Posted on Jun 2, 2012 2:51:23 PM PDT
B. N. Robinson says:
If you do use fountain pens, don't buy Moleskine journals. Instead, buy Rhodia journals (http://rhodiapads.com/) - I've been using them for a couple years now and they hold up great to the various inks I use for my fountain pens (they offer a high quality paper in a well-built notebook for a good price). Don't get me wrong, I love Moleskine products (as an advertising creative, I use them all the time), but there are better notebooks out there for fountain pens specifically.
Posted on Jun 8, 2012 1:57:13 PM PDT
Noodler's Black and Waterman Blue work great for me on (almost) all types of paper with most pens, though they may take a while to dry.
I can second the recommendation for Rhodia, though!
Posted on Jun 13, 2012 5:15:01 PM PDT
Carol S. Citty says:
Personally, I recommend Sharpie pens with the Moleskine notebooks. No, it's not a fountain pen, but it works, and has always been reliable for me. I've not tried fountain ink on any of these notebooks, so can't comment on that aspect. But, if you don't insist on fountain pen use, these notebooks work fine.
Posted on Aug 18, 2012 1:27:16 PM PDT
T. Newman says:
Why are you posting this same review on all of these products?

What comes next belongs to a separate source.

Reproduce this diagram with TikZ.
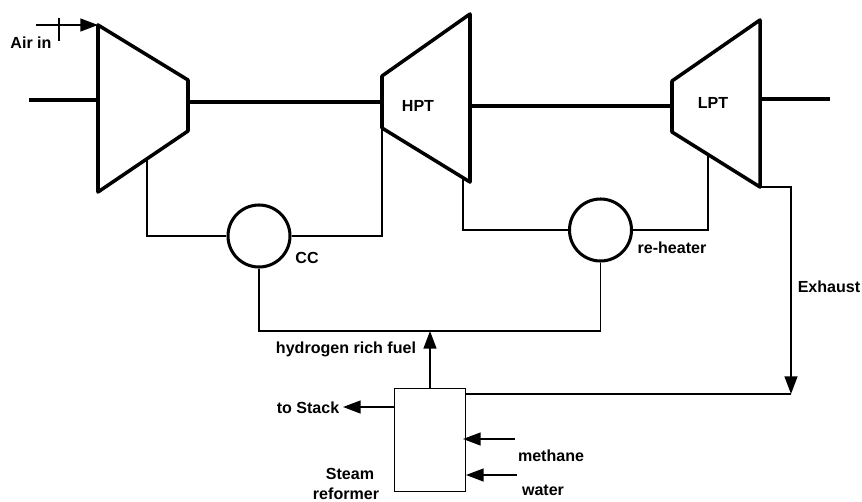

Posted on Jan 2, 2013 10:02:08 PM PST
K. Fletcher says:
I would agree with you. If you are going to use a fountain pen with this moleskine, use Noodler's Black. I have also found that Noodler's Blue Heron works well on Moleskine even with a broad or italic nib on both front and back. Some of the reddish brown inks from Noodler's like Antietam don't do too well. It will bleed through every time. Pencil is always an option. I've got several good Alvin mechanical drafting pencils that do great as do ball point pens. Also, somebody mentioned Rhodia Webnotebook and Quo Vadis (both use Clairefontain paper). These are more expensive, but awesome if you want any and every kind of fountain pen ink. The Quo Vadis can handle a spill of wet fountain pen ink (torture test) and it won't even bleed to the back half.